Photo by Mark Thompson/Getty Images

This was backed up by the fact he was around 6 tenths of a second faster than his teammate in the sister Mercedes. A tough day at the office beckoned, to use an old but accurate cliché.

“Although I didn’t pray for a miracle and I didn’t pray for anything to happen. When it rained I thought ‘this is it – I can win from 5th in the rain.’ I was so sure I was going to be able to do something” Lewis shared after the race.

His confidence in going into the race in wet conditions and excelling can and does get misconstrued as arrogance from some sections of the F1 fanbase, but to be fair if you look back at the record books it is hard to argue that Lewis isn’t this generations ‘rain man’ after consistently blowing away the competitors in wet and changeable conditions throughout his career.

But this time it wasn’t just his uncanny ability to extract vastly more lap time over his competitors on the soaked streets of Singapore that won him this race. It also took a moment of characteristic aggression and uncalculated risk from his main competitor for this title.

As the lights went out on the grid to signal the start it was apparent that Vettel on pole and the young Max Verstappen sitting alongside him on the front row did not have the best of starts compared with the chasing pack. Heading along the pit straight to the first corner, Kimi Raikkonen with an unbelievable start was pulling alongside Verstappen only a meter or so from the pit wall. Unaware of the blistering start his teammate had made, Vettel moved across to cut off the young Dutchman, and so the cookie started to crumble. Verstappen caught in as literal a Ferrari sandwich as you can get had his nose alongside the title contender to his right, Raikkonen now fully alongside and edging in front of him from his left had nowhere to go. With Vettel still drifting across the track to cover, Raikkonens’ rear right wheel encountered the front left wheel of Verstappens’. This instantly broke the suspension of both cars and speared the Ferrari across the bow of Verstappen and into the sidepod of Vettel.

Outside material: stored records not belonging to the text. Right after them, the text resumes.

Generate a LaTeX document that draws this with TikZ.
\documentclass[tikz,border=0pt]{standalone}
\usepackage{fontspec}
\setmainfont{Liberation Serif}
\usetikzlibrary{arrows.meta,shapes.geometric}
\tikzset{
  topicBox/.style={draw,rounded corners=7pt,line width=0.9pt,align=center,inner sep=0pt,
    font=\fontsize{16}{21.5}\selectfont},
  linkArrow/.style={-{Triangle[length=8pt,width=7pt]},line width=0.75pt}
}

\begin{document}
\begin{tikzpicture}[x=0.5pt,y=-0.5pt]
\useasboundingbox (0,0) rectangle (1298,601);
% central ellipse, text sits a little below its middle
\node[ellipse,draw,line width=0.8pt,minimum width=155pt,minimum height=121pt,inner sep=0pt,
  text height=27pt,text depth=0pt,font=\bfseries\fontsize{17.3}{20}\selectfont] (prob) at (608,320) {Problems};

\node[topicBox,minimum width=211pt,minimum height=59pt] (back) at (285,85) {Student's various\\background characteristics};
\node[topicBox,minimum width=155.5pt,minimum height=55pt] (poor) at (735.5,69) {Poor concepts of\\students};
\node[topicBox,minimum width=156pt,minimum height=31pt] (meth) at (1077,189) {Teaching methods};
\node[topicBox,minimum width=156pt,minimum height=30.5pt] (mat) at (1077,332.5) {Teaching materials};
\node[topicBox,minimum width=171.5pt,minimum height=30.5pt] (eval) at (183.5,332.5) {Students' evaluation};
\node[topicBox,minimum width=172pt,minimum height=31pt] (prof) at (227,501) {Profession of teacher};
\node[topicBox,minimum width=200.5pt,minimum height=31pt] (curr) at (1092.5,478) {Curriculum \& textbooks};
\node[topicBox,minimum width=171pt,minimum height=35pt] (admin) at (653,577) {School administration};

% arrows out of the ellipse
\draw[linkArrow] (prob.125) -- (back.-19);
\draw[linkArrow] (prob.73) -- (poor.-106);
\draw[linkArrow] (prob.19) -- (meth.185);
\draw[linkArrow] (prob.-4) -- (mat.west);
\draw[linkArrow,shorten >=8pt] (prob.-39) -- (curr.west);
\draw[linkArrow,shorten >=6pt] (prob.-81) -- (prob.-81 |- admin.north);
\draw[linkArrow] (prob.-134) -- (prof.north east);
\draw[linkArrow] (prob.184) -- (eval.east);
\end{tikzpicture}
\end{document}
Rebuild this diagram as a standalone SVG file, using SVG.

Raikkonens car was destroyed across the right side and was out of control heading into turn one, ending up slamming into an already stricken Red bull as he came across the track again and launching the McLaren of Fernando Alonso into the air who had avoided the shenanigans up till this point and had found himself in an unlikely 3rd by turn one. The Spaniard just can’t catch a break this season.

Vettel in his wounded steed

Vettel had carried on in first place albeit with extensive damage to the left side of his car, but as his wounded steed haemorrhaged coolant from his destroyed radiator system all over the rear wheels, he lost control just before turn 5 and swiped the entire nose cone assembly from the car and was travelling backwards as the entire grid whizzed by him.

As all this was unfolding, Hamilton had managed to stay out of trouble around the outside into turn 1 and was into an impressive 2nd place into the first corner, giving a perfect view of his main rival losing it along a relative straight part of the track and collecting the wall, inheriting the lead he would now not surrender.

The nature of this sport is that bar the radio transmissions we don’t get much of an insight into a drivers emotional state at any given moment, but given a 4k camera in the cockpit aiming at the drivers face at this race I would dare say you would have seen smile lines around Hamilton’s eyes under the bright floodlights.

At the end of the night, after 3 safety cars, 8 retirees, and a race cut short by the time limit, Hamilton had come home to register his 60th race win of his career and extend his championship lead to the largest gap anyone has had this season of 28 points.

Is this ‘The’ defining moment of the season?

Hamilton holds off Ricciardo

Hamiltons slogan of ‘Still I Rise’ couldn’t be more apt after winning at arguably the teams weakest circuit and with only 6 races left of the season there is still plenty to play for, but with Hamiltons current run of 5 wins in 6 it would take a very brave person to bet against him coming out on top come the end of November.